** Description of the task **
Please transcribe the listing below in full and word for word, without its pictures.
☆ ☆ ☆ ☆
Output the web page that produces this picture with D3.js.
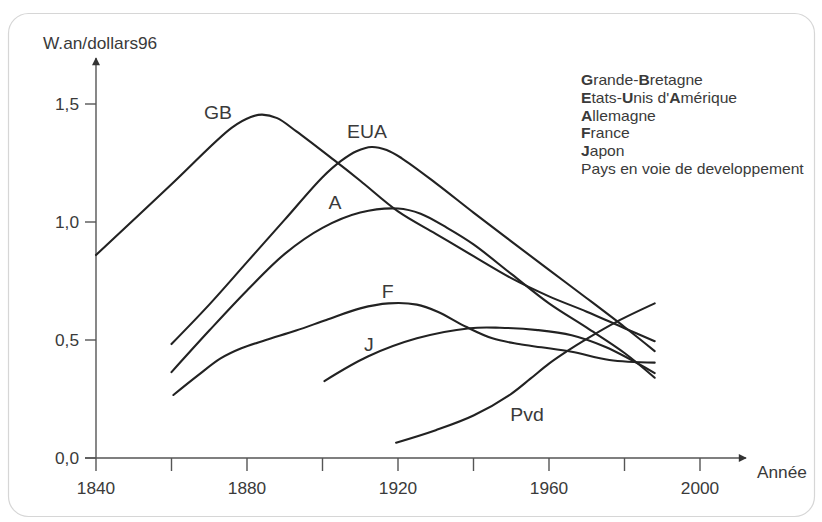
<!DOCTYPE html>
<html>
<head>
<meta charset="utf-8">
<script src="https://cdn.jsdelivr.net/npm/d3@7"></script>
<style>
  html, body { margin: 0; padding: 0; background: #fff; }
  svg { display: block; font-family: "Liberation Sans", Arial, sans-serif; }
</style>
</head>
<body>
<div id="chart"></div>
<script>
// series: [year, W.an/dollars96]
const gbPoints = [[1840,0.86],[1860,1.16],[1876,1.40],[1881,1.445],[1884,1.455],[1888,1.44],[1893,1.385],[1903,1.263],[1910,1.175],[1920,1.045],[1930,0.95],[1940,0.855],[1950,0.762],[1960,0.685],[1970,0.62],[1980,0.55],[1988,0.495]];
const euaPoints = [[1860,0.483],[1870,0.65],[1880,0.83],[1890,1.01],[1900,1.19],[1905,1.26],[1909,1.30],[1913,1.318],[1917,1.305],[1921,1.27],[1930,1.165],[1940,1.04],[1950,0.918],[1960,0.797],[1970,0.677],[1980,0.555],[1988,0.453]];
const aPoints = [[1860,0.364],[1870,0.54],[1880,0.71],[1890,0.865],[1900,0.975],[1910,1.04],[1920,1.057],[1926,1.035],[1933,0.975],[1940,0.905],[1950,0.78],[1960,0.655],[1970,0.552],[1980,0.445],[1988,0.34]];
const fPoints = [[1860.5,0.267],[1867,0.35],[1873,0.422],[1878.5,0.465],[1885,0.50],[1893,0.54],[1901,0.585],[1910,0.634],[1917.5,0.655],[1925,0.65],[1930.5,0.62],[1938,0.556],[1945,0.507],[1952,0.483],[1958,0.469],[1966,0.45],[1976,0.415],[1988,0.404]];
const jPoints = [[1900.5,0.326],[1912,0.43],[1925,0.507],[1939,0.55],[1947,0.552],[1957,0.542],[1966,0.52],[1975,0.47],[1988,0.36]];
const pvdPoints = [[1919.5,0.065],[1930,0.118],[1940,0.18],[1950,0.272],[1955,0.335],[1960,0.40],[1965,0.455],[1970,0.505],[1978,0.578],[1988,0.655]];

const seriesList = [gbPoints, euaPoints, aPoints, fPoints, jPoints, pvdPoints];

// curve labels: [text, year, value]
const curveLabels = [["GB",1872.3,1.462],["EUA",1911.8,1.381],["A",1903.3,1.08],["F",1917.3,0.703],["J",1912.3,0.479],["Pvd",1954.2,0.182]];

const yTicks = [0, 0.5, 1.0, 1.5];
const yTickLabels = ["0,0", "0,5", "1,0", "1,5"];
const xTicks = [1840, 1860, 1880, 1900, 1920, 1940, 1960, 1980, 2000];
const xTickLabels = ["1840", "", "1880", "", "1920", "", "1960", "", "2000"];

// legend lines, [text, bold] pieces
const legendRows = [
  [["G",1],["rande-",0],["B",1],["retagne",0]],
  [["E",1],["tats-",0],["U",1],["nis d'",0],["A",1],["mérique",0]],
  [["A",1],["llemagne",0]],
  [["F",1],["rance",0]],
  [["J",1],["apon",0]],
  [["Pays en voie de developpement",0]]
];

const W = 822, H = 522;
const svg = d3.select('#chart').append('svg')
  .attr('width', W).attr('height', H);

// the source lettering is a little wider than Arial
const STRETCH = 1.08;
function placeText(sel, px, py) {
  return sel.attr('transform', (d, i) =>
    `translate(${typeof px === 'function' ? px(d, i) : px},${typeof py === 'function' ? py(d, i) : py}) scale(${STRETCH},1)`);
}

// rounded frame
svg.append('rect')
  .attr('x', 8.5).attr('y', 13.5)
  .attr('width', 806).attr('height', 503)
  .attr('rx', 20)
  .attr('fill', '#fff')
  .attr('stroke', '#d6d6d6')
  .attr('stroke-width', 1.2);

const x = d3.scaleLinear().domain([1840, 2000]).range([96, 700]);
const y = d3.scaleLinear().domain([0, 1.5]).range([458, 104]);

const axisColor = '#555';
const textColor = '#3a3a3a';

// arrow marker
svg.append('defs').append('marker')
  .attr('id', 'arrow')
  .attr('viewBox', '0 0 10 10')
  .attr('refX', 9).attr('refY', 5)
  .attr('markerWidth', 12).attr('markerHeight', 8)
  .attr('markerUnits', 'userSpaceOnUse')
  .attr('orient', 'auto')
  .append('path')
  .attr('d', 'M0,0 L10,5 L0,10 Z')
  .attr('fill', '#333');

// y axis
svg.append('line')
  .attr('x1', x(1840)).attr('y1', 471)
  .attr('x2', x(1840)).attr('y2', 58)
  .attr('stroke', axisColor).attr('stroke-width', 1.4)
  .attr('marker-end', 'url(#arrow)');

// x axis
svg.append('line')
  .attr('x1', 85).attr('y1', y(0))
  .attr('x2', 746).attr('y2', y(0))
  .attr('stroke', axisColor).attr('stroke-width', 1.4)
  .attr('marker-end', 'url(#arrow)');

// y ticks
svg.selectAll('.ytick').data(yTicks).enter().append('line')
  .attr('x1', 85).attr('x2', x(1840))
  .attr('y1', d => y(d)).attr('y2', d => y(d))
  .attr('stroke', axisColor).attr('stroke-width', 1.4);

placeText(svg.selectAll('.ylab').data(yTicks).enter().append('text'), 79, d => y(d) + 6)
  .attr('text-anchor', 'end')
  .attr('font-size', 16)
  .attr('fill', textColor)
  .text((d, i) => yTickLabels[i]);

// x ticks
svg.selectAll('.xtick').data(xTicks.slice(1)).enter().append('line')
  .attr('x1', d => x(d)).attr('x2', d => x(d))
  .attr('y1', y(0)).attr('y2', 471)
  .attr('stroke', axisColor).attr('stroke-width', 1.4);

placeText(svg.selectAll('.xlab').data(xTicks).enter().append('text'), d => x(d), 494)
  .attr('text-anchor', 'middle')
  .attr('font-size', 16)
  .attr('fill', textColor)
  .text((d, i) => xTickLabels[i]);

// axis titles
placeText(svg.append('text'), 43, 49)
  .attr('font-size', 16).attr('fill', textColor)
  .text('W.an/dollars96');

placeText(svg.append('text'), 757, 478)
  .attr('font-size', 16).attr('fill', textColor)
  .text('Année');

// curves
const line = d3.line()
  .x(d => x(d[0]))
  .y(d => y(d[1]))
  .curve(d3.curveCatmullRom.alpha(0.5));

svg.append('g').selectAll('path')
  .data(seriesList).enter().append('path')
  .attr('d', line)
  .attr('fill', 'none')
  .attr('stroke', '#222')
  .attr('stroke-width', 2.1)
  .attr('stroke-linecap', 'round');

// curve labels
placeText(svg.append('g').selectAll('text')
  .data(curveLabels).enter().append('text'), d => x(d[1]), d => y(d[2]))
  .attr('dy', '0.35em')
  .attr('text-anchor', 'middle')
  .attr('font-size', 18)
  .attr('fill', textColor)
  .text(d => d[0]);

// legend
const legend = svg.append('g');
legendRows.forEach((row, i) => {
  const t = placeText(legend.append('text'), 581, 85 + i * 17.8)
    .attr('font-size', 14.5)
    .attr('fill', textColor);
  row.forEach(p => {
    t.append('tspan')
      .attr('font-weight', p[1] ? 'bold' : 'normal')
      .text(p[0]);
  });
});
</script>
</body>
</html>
☆ ☆ ☆ ☆
** Finished answer **
Output the web page that produces this picture with D3.js.
<!DOCTYPE html>
<html>
<head>
<meta charset="utf-8">
<script src="https://cdn.jsdelivr.net/npm/d3@7"></script>
<style>
  html, body { margin: 0; padding: 0; background: #fff; }
  svg { display: block; font-family: "Liberation Sans", Arial, sans-serif; }
</style>
</head>
<body>
<div id="chart"></div>
<script>
// series: [year, W.an/dollars96]
const gbPoints = [[1840,0.86],[1860,1.16],[1876,1.40],[1881,1.445],[1884,1.455],[1888,1.44],[1893,1.385],[1903,1.263],[1910,1.175],[1920,1.045],[1930,0.95],[1940,0.855],[1950,0.762],[1960,0.685],[1970,0.62],[1980,0.55],[1988,0.495]];
const euaPoints = [[1860,0.483],[1870,0.65],[1880,0.83],[1890,1.01],[1900,1.19],[1905,1.26],[1909,1.30],[1913,1.318],[1917,1.305],[1921,1.27],[1930,1.165],[1940,1.04],[1950,0.918],[1960,0.797],[1970,0.677],[1980,0.555],[1988,0.453]];
const aPoints = [[1860,0.364],[1870,0.54],[1880,0.71],[1890,0.865],[1900,0.975],[1910,1.04],[1920,1.057],[1926,1.035],[1933,0.975],[1940,0.905],[1950,0.78],[1960,0.655],[1970,0.552],[1980,0.445],[1988,0.34]];
const fPoints = [[1860.5,0.267],[1867,0.35],[1873,0.422],[1878.5,0.465],[1885,0.50],[1893,0.54],[1901,0.585],[1910,0.634],[1917.5,0.655],[1925,0.65],[1930.5,0.62],[1938,0.556],[1945,0.507],[1952,0.483],[1958,0.469],[1966,0.45],[1976,0.415],[1988,0.404]];
const jPoints = [[1900.5,0.326],[1912,0.43],[1925,0.507],[1939,0.55],[1947,0.552],[1957,0.542],[1966,0.52],[1975,0.47],[1988,0.36]];
const pvdPoints = [[1919.5,0.065],[1930,0.118],[1940,0.18],[1950,0.272],[1955,0.335],[1960,0.40],[1965,0.455],[1970,0.505],[1978,0.578],[1988,0.655]];

const seriesList = [gbPoints, euaPoints, aPoints, fPoints, jPoints, pvdPoints];

// curve labels: [text, year, value]
const curveLabels = [["GB",1872.3,1.462],["EUA",1911.8,1.381],["A",1903.3,1.08],["F",1917.3,0.703],["J",1912.3,0.479],["Pvd",1954.2,0.182]];

const yTicks = [0, 0.5, 1.0, 1.5];
const yTickLabels = ["0,0", "0,5", "1,0", "1,5"];
const xTicks = [1840, 1860, 1880, 1900, 1920, 1940, 1960, 1980, 2000];
const xTickLabels = ["1840", "", "1880", "", "1920", "", "1960", "", "2000"];

// legend lines, [text, bold] pieces
const legendRows = [
  [["G",1],["rande-",0],["B",1],["retagne",0]],
  [["E",1],["tats-",0],["U",1],["nis d'",0],["A",1],["mérique",0]],
  [["A",1],["llemagne",0]],
  [["F",1],["rance",0]],
  [["J",1],["apon",0]],
  [["Pays en voie de developpement",0]]
];

const W = 822, H = 522;
const svg = d3.select('#chart').append('svg')
  .attr('width', W).attr('height', H);

// the source lettering is a little wider than Arial
const STRETCH = 1.08;
function placeText(sel, px, py) {
  return sel.attr('transform', (d, i) =>
    `translate(${typeof px === 'function' ? px(d, i) : px},${typeof py === 'function' ? py(d, i) : py}) scale(${STRETCH},1)`);
}

// rounded frame
svg.append('rect')
  .attr('x', 8.5).attr('y', 13.5)
  .attr('width', 806).attr('height', 503)
  .attr('rx', 20)
  .attr('fill', '#fff')
  .attr('stroke', '#d6d6d6')
  .attr('stroke-width', 1.2);

const x = d3.scaleLinear().domain([1840, 2000]).range([96, 700]);
const y = d3.scaleLinear().domain([0, 1.5]).range([458, 104]);

const axisColor = '#555';
const textColor = '#3a3a3a';

// arrow marker
svg.append('defs').append('marker')
  .attr('id', 'arrow')
  .attr('viewBox', '0 0 10 10')
  .attr('refX', 9).attr('refY', 5)
  .attr('markerWidth', 12).attr('markerHeight', 8)
  .attr('markerUnits', 'userSpaceOnUse')
  .attr('orient', 'auto')
  .append('path')
  .attr('d', 'M0,0 L10,5 L0,10 Z')
  .attr('fill', '#333');

// y axis
svg.append('line')
  .attr('x1', x(1840)).attr('y1', 471)
  .attr('x2', x(1840)).attr('y2', 58)
  .attr('stroke', axisColor).attr('stroke-width', 1.4)
  .attr('marker-end', 'url(#arrow)');

// x axis
svg.append('line')
  .attr('x1', 85).attr('y1', y(0))
  .attr('x2', 746).attr('y2', y(0))
  .attr('stroke', axisColor).attr('stroke-width', 1.4)
  .attr('marker-end', 'url(#arrow)');

// y ticks
svg.selectAll('.ytick').data(yTicks).enter().append('line')
  .attr('x1', 85).attr('x2', x(1840))
  .attr('y1', d => y(d)).attr('y2', d => y(d))
  .attr('stroke', axisColor).attr('stroke-width', 1.4);

placeText(svg.selectAll('.ylab').data(yTicks).enter().append('text'), 79, d => y(d) + 6)
  .attr('text-anchor', 'end')
  .attr('font-size', 16)
  .attr('fill', textColor)
  .text((d, i) => yTickLabels[i]);

// x ticks
svg.selectAll('.xtick').data(xTicks.slice(1)).enter().append('line')
  .attr('x1', d => x(d)).attr('x2', d => x(d))
  .attr('y1', y(0)).attr('y2', 471)
  .attr('stroke', axisColor).attr('stroke-width', 1.4);

placeText(svg.selectAll('.xlab').data(xTicks).enter().append('text'), d => x(d), 494)
  .attr('text-anchor', 'middle')
  .attr('font-size', 16)
  .attr('fill', textColor)
  .text((d, i) => xTickLabels[i]);

// axis titles
placeText(svg.append('text'), 43, 49)
  .attr('font-size', 16).attr('fill', textColor)
  .text('W.an/dollars96');

placeText(svg.append('text'), 757, 478)
  .attr('font-size', 16).attr('fill', textColor)
  .text('Année');

// curves
const line = d3.line()
  .x(d => x(d[0]))
  .y(d => y(d[1]))
  .curve(d3.curveCatmullRom.alpha(0.5));

svg.append('g').selectAll('path')
  .data(seriesList).enter().append('path')
  .attr('d', line)
  .attr('fill', 'none')
  .attr('stroke', '#222')
  .attr('stroke-width', 2.1)
  .attr('stroke-linecap', 'round');

// curve labels
placeText(svg.append('g').selectAll('text')
  .data(curveLabels).enter().append('text'), d => x(d[1]), d => y(d[2]))
  .attr('dy', '0.35em')
  .attr('text-anchor', 'middle')
  .attr('font-size', 18)
  .attr('fill', textColor)
  .text(d => d[0]);

// legend
const legend = svg.append('g');
legendRows.forEach((row, i) => {
  const t = placeText(legend.append('text'), 581, 85 + i * 17.8)
    .attr('font-size', 14.5)
    .attr('fill', textColor);
  row.forEach(p => {
    t.append('tspan')
      .attr('font-weight', p[1] ? 'bold' : 'normal')
      .text(p[0]);
  });
});
</script>
</body>
</html>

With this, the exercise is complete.